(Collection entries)
________________________________________

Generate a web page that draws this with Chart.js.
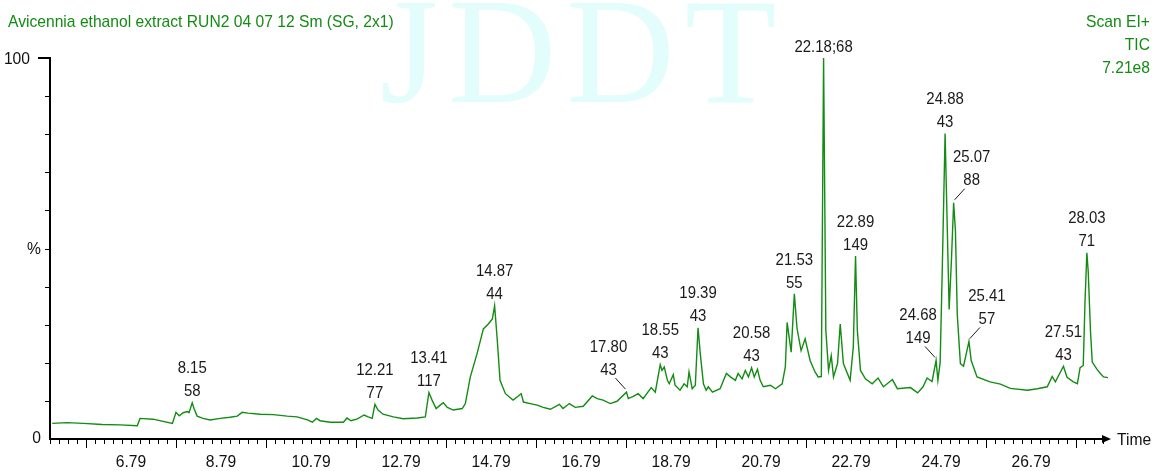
<!DOCTYPE html>
<html>
<head>
<meta charset="utf-8">
<script src="https://cdn.jsdelivr.net/npm/chart.js@4/dist/chart.umd.min.js"></script>
<style>
html,body{margin:0;padding:0;background:#fff;}
#divid{width:1152px;height:471px;position:relative;}
</style>
</head>
<body>
<div id="divid"><canvas id="chart" width="1152" height="471"></canvas></div>
<script>
const titulo = "Avicennia ethanol extract RUN2 04 07 12 Sm (SG, 2x1)"
const infoDerecha = ["Scan EI+", "TIC", "7.21e8"]
const marcaAgua = "JDDT"
const ejeX = "Time"

// TIC trace (time in min, intensity in %)
const tiempos = [5.04,5.37,5.73,6.15,6.55,6.93,6.99,7.28,7.71,7.79,
  7.86,7.95,8.04,8.08,8.15,8.19,8.26,8.39,8.55,8.77,
  8.99,9.15,9.26,9.39,9.66,9.95,10.26,10.48,10.71,10.82,
  10.91,10.99,11.22,11.51,11.59,11.68,11.82,11.97,12.06,12.15,
  12.21,12.28,12.39,12.62,12.84,13.15,13.33,13.41,13.48,13.57,
  13.66,13.73,13.82,13.95,14.15,14.22,14.33,14.48,14.62,14.73,
  14.82,14.87,14.93,14.99,15.11,15.28,15.39,15.46,15.51,15.66,
  15.82,15.95,16.11,16.31,16.39,16.53,16.66,16.84,17.04,17.15,
  17.28,17.44,17.59,17.80,17.84,17.95,18.06,18.17,18.35,18.44,
  18.55,18.59,18.64,18.71,18.75,18.84,18.88,18.99,19.08,19.15,
  19.19,19.26,19.33,19.39,19.44,19.51,19.57,19.62,19.71,19.88,
  20.02,20.11,20.22,20.28,20.37,20.44,20.51,20.58,20.64,20.71,
  20.77,20.84,21.00,21.11,21.26,21.33,21.37,21.46,21.53,21.59,
  21.68,21.77,21.88,21.99,22.06,22.13,22.18,22.23,22.29,22.35,
  22.40,22.49,22.55,22.62,22.77,22.84,22.89,22.93,23.00,23.11,
  23.26,23.39,23.51,23.71,23.82,24.11,24.27,24.39,24.48,24.59,
  24.68,24.72,24.77,24.82,24.88,24.93,24.97,25.02,25.07,25.11,
  25.15,25.22,25.29,25.41,25.46,25.59,25.88,26.11,26.33,26.71,
  26.93,27.15,27.26,27.33,27.51,27.59,27.73,27.82,27.88,27.95,
  27.99,28.03,28.06,28.11,28.15,28.26,28.33,28.40,28.55]
const intensidad = [4.1,4.3,4.1,3.8,3.7,3.5,5.4,5.2,4.1,7.0,
  6.1,6.9,7.2,6.9,9.5,8.0,6.0,5.4,5.0,5.4,
  5.7,6.0,7.0,6.8,6.5,6.4,6.0,5.8,5.0,4.4,
  5.4,4.8,4.4,4.4,5.5,4.8,5.3,6.3,5.8,5.4,
  9.1,7.6,6.5,5.8,5.3,5.5,5.8,12.2,10.2,8.0,
  8.9,9.5,8.3,7.6,8.0,9.3,16.3,22.4,28.9,30.2,
  31.5,35.0,25.8,15.4,11.9,10.2,11.2,11.9,9.7,9.3,
  8.9,8.3,7.8,9.1,8.0,9.3,8.3,8.6,11.3,10.6,
  10.2,9.3,9.9,12.3,10.6,11.2,11.9,10.6,13.5,12.3,
  19.5,18.0,18.9,15.4,14.5,16.9,14.1,12.8,14.5,13.7,
  17.6,13.2,14.1,29.2,22.4,14.5,12.8,13.7,12.3,13.2,
  17.2,16.3,15.4,17.2,15.8,18.0,16.3,18.7,16.3,18.3,
  15.4,13.7,14.1,13.2,14.5,18.9,30.6,22.8,38.1,29.0,
  23.2,26.3,20.6,17.6,16.3,16.4,100,28.5,18.0,21.9,
  16.3,19.8,30.2,19.8,15.4,24.1,48.0,28.5,18.0,15.8,
  14.5,16.0,13.7,15.6,13.2,13.5,12.1,13.7,16.0,15.1,
  20.6,15.4,20.1,46.0,80.2,54.6,34.0,46.7,62.0,54.6,
  32.8,19.8,19.1,25.6,20.6,16.3,15.0,14.4,13.3,12.8,
  13.2,13.7,16.4,15.0,19.1,16.2,15.0,14.5,18.7,19.3,
  36.3,48.9,44.1,28.5,20.2,18.2,17.2,16.3,16.0]

// labelled peaks: retention time and base peak mass
const picosTiempo = [8.15,12.21,13.41,14.87,17.80,18.55,19.39,20.58,21.53,22.18,22.89,24.68,24.88,25.07,25.41,27.51,28.03]
const picosMasa = ["58","77","117","44","43","43","43","43","55","68","149","149","43","88","57","43","71"]
// 0 = above, -1 = left with leader, 1 = right with leader, 2 = one line "t;m"
const picosLado = [0,0,0,0,-1,0,0,0,0,2,0,-1,0,1,1,0,0]

const xEtiquetas = [6.79,8.79,10.79,12.79,14.79,16.79,18.79,20.79,22.79,24.79,26.79]
const yEtiquetas = [0,50,100]
const yTextos = ["0","%","100"]

const verde = "#138c13"
const fuente = "'Liberation Sans', Arial, sans-serif"

var puntos = tiempos.map((t,i)=>({x:t, y:intensidad[i]}))

// text is a bit taller than wide in the original, squeeze it horizontally
texto=(ctx,s,x,y,size,sx,align)=>{
    ctx.save()
    ctx.translate(x,y)
    ctx.scale(sx,1)
    ctx.font = size+"px "+fuente
    ctx.textAlign = align
    ctx.textBaseline = "middle"
    ctx.fillText(s,0,0)
    ctx.restore()
}

const decorado = {
    id:'decorado',
    beforeDraw(chart){
        var ctx = chart.ctx
        ctx.save()
        ctx.fillStyle = "#e3fcfc"
        ctx.font = "150px 'Liberation Serif', 'Times New Roman', serif"
        ctx.letterSpacing = "10px"
        ctx.textAlign = "center"
        ctx.textBaseline = "alphabetic"
        ctx.fillText(marcaAgua, 583, 102)
        ctx.restore()
    },
    afterDatasetsDraw(chart){
        var ctx = chart.ctx
        var xs = chart.scales.x, ys = chart.scales.y
        var area = chart.chartArea
        ctx.save()
        // titles
        ctx.fillStyle = verde
        texto(ctx, titulo, 8, 22, 17, 0.92, "left")
        infoDerecha.forEach((s,i)=>texto(ctx, s, 1150, 22 + i*23, 17, 0.92, "right"))

        // axes
        ctx.strokeStyle = "#000"
        ctx.fillStyle = "#000"
        ctx.lineWidth = 2
        var y0 = ys.getPixelForValue(0), y100 = ys.getPixelForValue(100)
        var xl = area.left
        ctx.beginPath()
        ctx.moveTo(xl-12, y100); ctx.lineTo(xl, y100); ctx.lineTo(xl, y0)
        ctx.lineTo(area.right-4, y0)
        ctx.stroke()
        ctx.beginPath()
        ctx.moveTo(area.right+3, y0); ctx.lineTo(area.right-6, y0-4); ctx.lineTo(area.right-6, y0+4)
        ctx.closePath(); ctx.fill()
        ctx.lineWidth = 1
        ctx.beginPath()
        for(var p=10;p<100;p+=10){
            var yy = Math.round(ys.getPixelForValue(p))+0.5
            ctx.moveTo(xl-5, yy); ctx.lineTo(xl, yy)
        }
        for(var k=0;k<=118;k++){
            var t = 4.99 + k*0.2
            if(t > xs.max-0.05) break
            var xx = Math.round(xs.getPixelForValue(t))+0.5
            var largo = (k % 10 == 4) ? 9 : 5
            ctx.moveTo(xx, y0); ctx.lineTo(xx, y0+largo)
        }
        ctx.stroke()

        // tick labels, placed through the scales
        ctx.fillStyle = "#111"
        xEtiquetas.forEach(v=>texto(ctx, v.toFixed(2), xs.getPixelForValue(v), y0+23, 17, 0.92, "center"))
        yEtiquetas.forEach((v,i)=>{
            var derecha = (v==100) ? xl-20 : xl-9
            texto(ctx, yTextos[i], derecha, ys.getPixelForValue(v)+(v==0?-1:1), 17, 0.92, "right")
        })
        texto(ctx, ejeX, area.right+9, y0+1, 17, 0.92, "left")

        // peak labels
        ctx.fillStyle = "#1a1a1a"
        ctx.strokeStyle = "#1a1a1a"
        picosTiempo.forEach((tp,i)=>{
            var alto = 0
            tiempos.forEach((t,j)=>{ if(Math.abs(t-tp)<0.035 && intensidad[j]>alto) alto = intensidad[j] })
            var px = xs.getPixelForValue(tp), py = ys.getPixelForValue(alto)
            var lado = picosLado[i]
            if(lado==2){
                texto(ctx, tp.toFixed(2)+";"+picosMasa[i], px, py-11, 17, 0.88, "center")
            }else if(lado==0){
                texto(ctx, tp.toFixed(2), px, py-34, 17, 0.88, "center")
                texto(ctx, picosMasa[i], px, py-11, 17, 0.88, "center")
            }else{
                var cx = px + lado*18
                texto(ctx, tp.toFixed(2), cx, py-45, 17, 0.88, "center")
                texto(ctx, picosMasa[i], cx, py-22, 17, 0.88, "center")
                ctx.beginPath()
                ctx.moveTo(px+lado*11, py-14); ctx.lineTo(px+lado*1, py-3)
                ctx.stroke()
            }
        })
        ctx.restore()
    }
}

var ctx = document.getElementById('chart').getContext('2d')
var myChart = new Chart(ctx, {
    type: 'line',
    data: {
        datasets: [{
            data: puntos,
            borderColor: verde,
            borderWidth: 1.4,
            pointRadius: 0,
            tension: 0,
            fill: false
        }]
    },
    options: {
        responsive: false,
        animation: false,
        devicePixelRatio: 1,
        layout: { padding: { top: 58, right: 44, left: 0, bottom: 0 } },
        plugins: { legend: { display: false }, tooltip: { enabled: false } },
        scales: {
            x: {
                type: 'linear', min: 4.99, max: 28.5,
                grid: { display: false, drawTicks: false },
                border: { display: false },
                afterBuildTicks: s => { s.ticks = xEtiquetas.map(v => ({ value: v })) },
                afterFit: s => { s.height = 32 },
                ticks: { display: false }
            },
            y: {
                min: 0, max: 100,
                grid: { display: false, drawTicks: false },
                border: { display: false },
                afterBuildTicks: s => { s.ticks = yEtiquetas.map(v => ({ value: v })) },
                afterFit: s => { s.width = 50 },
                ticks: { display: false }
            }
        }
    },
    plugins: [decorado]
})
</script>
</body>
</html>
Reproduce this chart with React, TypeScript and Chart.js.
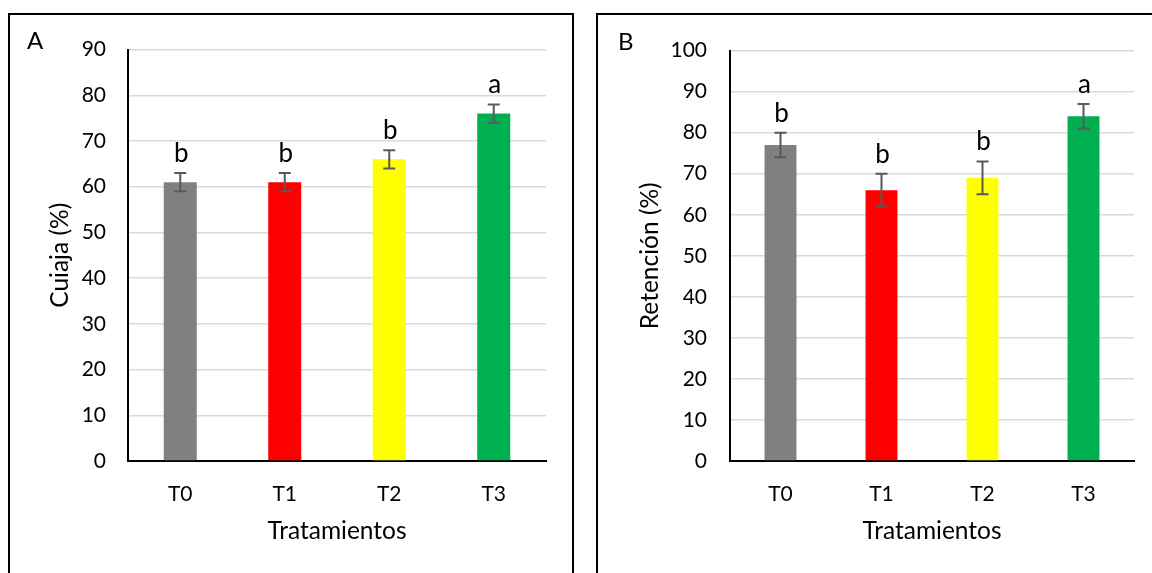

________________________________________

Request: Find the word "with" in the entries, and copy every line it shows up in.

Output below:
Generate a web page that draws this with Chart.js.
// 0 = above, -1 = left with leader, 1 = right with leader, 2 = one line "t;m"
Reproduce this chart with React, TypeScript and Chart.js.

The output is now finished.